Bugsy Siegel Warren Beatty
Virginia Hill Annette Bening
Mickey Cohen Harvey Keitel
Meyer Lansky Ben Kingsley
Harry Greenberg Elliott Gould
George Raft Joe Mantegna
Countess di Frasso Bebe Neuwirth
Charlie "Lucky" Luciano Bill Graham
Joe Adonis Lewis Van Bergen



Any film project involving Warren Beatty has always tended to end up as the Warren Beatty show, and this highly successful crime-drama certainly was no exception. Even if Beatty was able to stay away from the director's chair, he pulled more strings than his own performance, and as usual he wanted grandeur and epic proportions. Luckily, so did Bugsy Siegel himself, and Beatty's self-conscious, larger-than-life performance fits this persona hand-in-glove. It's a fitting turn by the ageing Mr. Hollywood, who seems to know quite a bit about what Siegel was going through.

The story follows depression era mobster, visionary and lover-of-life Bugsy Siegel. Regardless of our opinion of his morals, ruthlessness and criminal behaviour, if there's one thing we envy him it's his vivacity and carefreeness. After operating the streets of New York, he is sent to California to control the mob there, but instead falls in love with both the place, the opportunities, and a B-movie actress called Virginia Hill (Annette Bening). Bugsy (a nickname he despises) eventually convinces his big-money superiors that it would be a good idea to build a luxurious leisure and gambling resort in the middle of the Nevada desert, and after a bit of hesitation they buy the idea. And so Bugsy starts building his vision that was to become Las Vegas. The problem is just that he struggles with constant budget overruns and his accountant is a woman trusted by nobody but himself.

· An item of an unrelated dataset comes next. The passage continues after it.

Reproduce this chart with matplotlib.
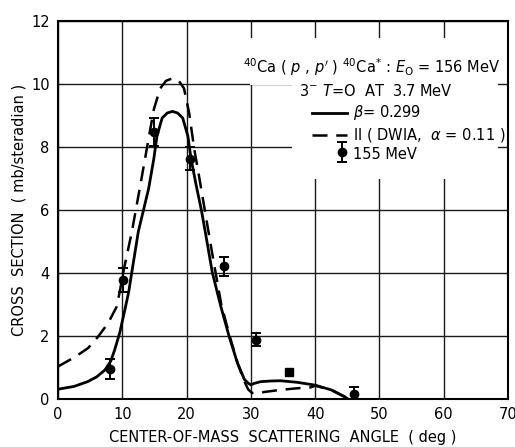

The story, as written by James Toback, is a straight-forward biography in structure, and Levinson's direction is steady but unremarkable, meaning that the effect is left to Beatty and Bugsy Siegel's creative antics, the latter of which claim the historians there were quite a few. Siegel's role in building the Flamenco is reportedly exaggerated and things probably didn't happen in the order that this script suggests, but that doesn't make or break a film like this. This is the entertainment type of biopic; the only thing that it takes seriously is itself, which probably rings a bell with the lead actor. That being said, the lead actor helped by the off-screen situation was able to create arguably his most steaming onscreen romance since Bonnie and Clyde. And that the relationship between him and Annette Bening as Virginia Hill is arguably the film's best asset. In some of the scenes between the two, Beatty is more forceful than he ever was before or since, and Bening alternates brilliantly between sultry eroticism and potent drama. A balancing that very few of this period's actresses were able to pull of equally effective (i.e. Glenn Close, Sharon Stone).

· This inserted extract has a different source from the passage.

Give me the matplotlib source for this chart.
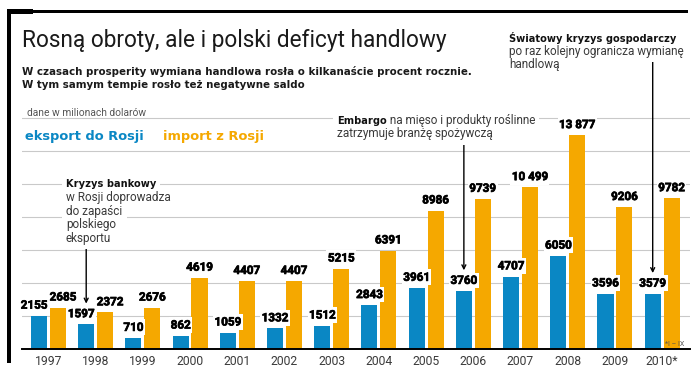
import matplotlib
matplotlib.use("Agg")
import matplotlib.pyplot as plt
from matplotlib.patches import Rectangle
import matplotlib.patheffects as pe
import numpy as np

# ---------------- data ----------------
years = ["1997", "1998", "1999", "2000", "2001", "2002", "2003",
         "2004", "2005", "2006", "2007", "2008", "2009", "2010*"]
export_to_russia = [2155, 1597, 710, 862, 1059, 1332, 1512,
                    2843, 3961, 3760, 4707, 6050, 3596, 3579]
import_from_russia = [2685, 2372, 2676, 4619, 4407, 4407, 5215,
                      6391, 8986, 9739, 10499, 13877, 9206, 9782]

title = "Rosną obroty, ale i polski deficyt handlowy"
subtitle = ["W czasach prosperity wymiana handlowa rosła o kilkanaście procent rocznie.",
            "W tym samym tempie rosło też negatywne saldo"]
unit_note = "dane w milionach dolarów"
legend_labels = ["eksport do Rosji", "import z Rosji"]
footnote = "*I – IX"

BLUE = "#0a87c4"
ORANGE = "#f5a800"
GRID = "#c9c9c9"
DARK = "#3a3a3a"

W, H = 700, 369
SANS = ["Roboto", "DejaVu Sans"]
HEAVY = ["DejaVu Sans"]

fig = plt.figure(figsize=(W / 100, H / 100), dpi=100)
fig.patch.set_facecolor("white")
renderer = fig.canvas.get_renderer()


def fx(x):
    return x / W


def fy(y):
    return 1 - y / H


# axes: bottom at pixel 349, top at pixel 100, left 22, right 690
ax = fig.add_axes([fx(22), 1 - 349 / H, (690 - 22) / W, (349 - 100) / H])
px_per_unit = 0.0154
ax.set_ylim(0, (349 - 100) / px_per_unit)
ax.set_xlim(-0.56, 13.59)

x = np.arange(len(years))
bw, off = 0.34, 0.2
ax.bar(x - off, export_to_russia, bw, color=BLUE, zorder=2)
ax.bar(x + off, import_from_russia, bw, color=ORANGE, zorder=2)

grid_step = 2140
for k in range(1, 8):
    ax.axhline(k * grid_step, color=GRID, lw=0.8, zorder=0)

for s in ["left", "right", "top"]:
    ax.spines[s].set_visible(False)
ax.spines["bottom"].set_color("black")
ax.spines["bottom"].set_linewidth(1.4)
ax.spines["bottom"].set_zorder(3)
ax.set_yticks([])
ax.set_xticks(x)
ax.set_xticklabels(years, fontsize=8.7, color=DARK, family=SANS)
ax.tick_params(axis="x", length=0, pad=4)


def fmt(v):
    return f"{v:,}".replace(",", " ") if v >= 10000 else str(v)


heavy_fx = [pe.withStroke(linewidth=0.5, foreground="black")]
for i, (e, m) in enumerate(zip(export_to_russia, import_from_russia)):
    dx = 3.6 if abs(m - e) < 900 else 0
    for xpos, v, d in ((i - off, e, -dx), (i + off, m, dx)):
        ax.annotate(fmt(v), xy=(xpos, v), xytext=(d, 3), textcoords="offset points",
                    ha="center", va="bottom", fontsize=8.4, fontweight="bold",
                    family=SANS, color="black", zorder=5, path_effects=heavy_fx,
                    bbox=dict(boxstyle="square,pad=0.12", fc="white", ec="none"))

# ---------------- frame decorations ----------------
fig.add_artist(Rectangle((fx(7), fy(363)), 4 / W, (363 - 9) / H, transform=fig.transFigure,
                         color="black", lw=0))
fig.add_artist(Rectangle((fx(7), fy(14)), (33 - 7) / W, 5 / H, transform=fig.transFigure,
                         color="black", lw=0))
fig.add_artist(Rectangle((fx(7), fy(13)), (688 - 7) / W, 3 / H, transform=fig.transFigure,
                         color="black", lw=0))

# ---------------- texts ----------------
fig.text(fx(22), fy(47), title, fontsize=16.3, family=SANS, color="#1a1a1a", va="baseline")
fig.text(fx(22), fy(75), subtitle[0], fontsize=7.4, fontweight="bold", family=HEAVY,
         color="#1a1a1a", va="baseline")
fig.text(fx(22), fy(88.5), subtitle[1], fontsize=7.4, fontweight="bold", family=HEAVY,
         color="#1a1a1a", va="baseline")
fig.text(fx(27), fy(115.5), unit_note, fontsize=7.4, family=SANS, color="#555555",
         va="baseline", zorder=5)
fig.text(fx(25), fy(140), legend_labels[0], fontsize=9.4, fontweight="bold", family=HEAVY,
         color=BLUE, va="baseline")
fig.text(fx(163), fy(140), legend_labels[1], fontsize=9.4, fontweight="bold", family=HEAVY,
         color=ORANGE, va="baseline")
fig.text(fx(665), fy(346), footnote, fontsize=5, family=SANS, color="#555555", va="baseline")


def boxed_text(xp, yp, txt, **kw):
    """white knock-out box underneath (zorder 5), text on top (zorder 7)"""
    kw_box = dict(kw)
    kw_box["color"] = (1, 1, 1, 0)
    fig.text(fx(xp), fy(yp), txt, va="baseline", zorder=5,
             bbox=dict(boxstyle="square,pad=0.36", fc="white", ec="none"), **kw_box)
    return fig.text(fx(xp), fy(yp), txt, va="baseline", zorder=7, **kw)


BOLD_KW = dict(fontsize=7.1, fontweight="bold", family=HEAVY, color="#111111")
REG_KW = dict(fontsize=8.5, family=SANS, color=DARK)


def mixed_line(xp, yp, bold, rest):
    t1 = boxed_text(xp, yp, bold, **BOLD_KW)
    if rest:
        bb = t1.get_window_extent(renderer)
        boxed_text(bb.x1, yp, rest, **REG_KW)


def plain_line(xp, yp, txt):
    boxed_text(xp, yp, txt, **REG_KW)


# Embargo
mixed_line(337, 124, "Embargo", " na mięso i produkty roślinne")
plain_line(337, 137.5, "zatrzymuje branżę spożywczą")

# Światowy kryzys
mixed_line(509, 41.7, "Światowy kryzys gospodarczy", "")
plain_line(509, 55, "po raz kolejny ogranicza wymianę")
plain_line(509, 68.3, "handlową")

# Kryzys bankowy
mixed_line(66, 187.3, "Kryzys bankowy", "")
plain_line(66, 200.7, "w Rosji doprowadza")
plain_line(66, 214.5, "do zapaści")
plain_line(66, 228.2, "polskiego")
plain_line(66, 241.8, "eksportu")

# arrows pointing at export bars
arrow_years = ["1998", "2006", "2010*"]
arrow_starts = [6750, 13380, 18640]
for yr, start in zip(arrow_years, arrow_starts):
    i = years.index(yr)
    tip = export_to_russia[i] + 1350
    ax.annotate("", xy=(i - off, tip), xytext=(i - off, start),
                arrowprops=dict(arrowstyle="->", color="black", lw=1.0,
                                mutation_scale=7, shrinkA=0, shrinkB=0),
                annotation_clip=False, zorder=4)

fig.savefig("out.png", dpi=100)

Another of Bugsy's best assets are the Academy Award winning period sets (by Dennis Gassner and Nancy Haigh) and the attention to detail in them. Although the screenplay grants itself quite a bit of artistic freedom, the sets look and feel wonderfully 1940s, from the dark mobster streets of the east coast via the glamour of Hollywood's golden age and to a dirty Las Vegas seemingly stuck in the western era. They create an attractive background for a solid and interesting biopic on one of America's most (in)famous gangsters.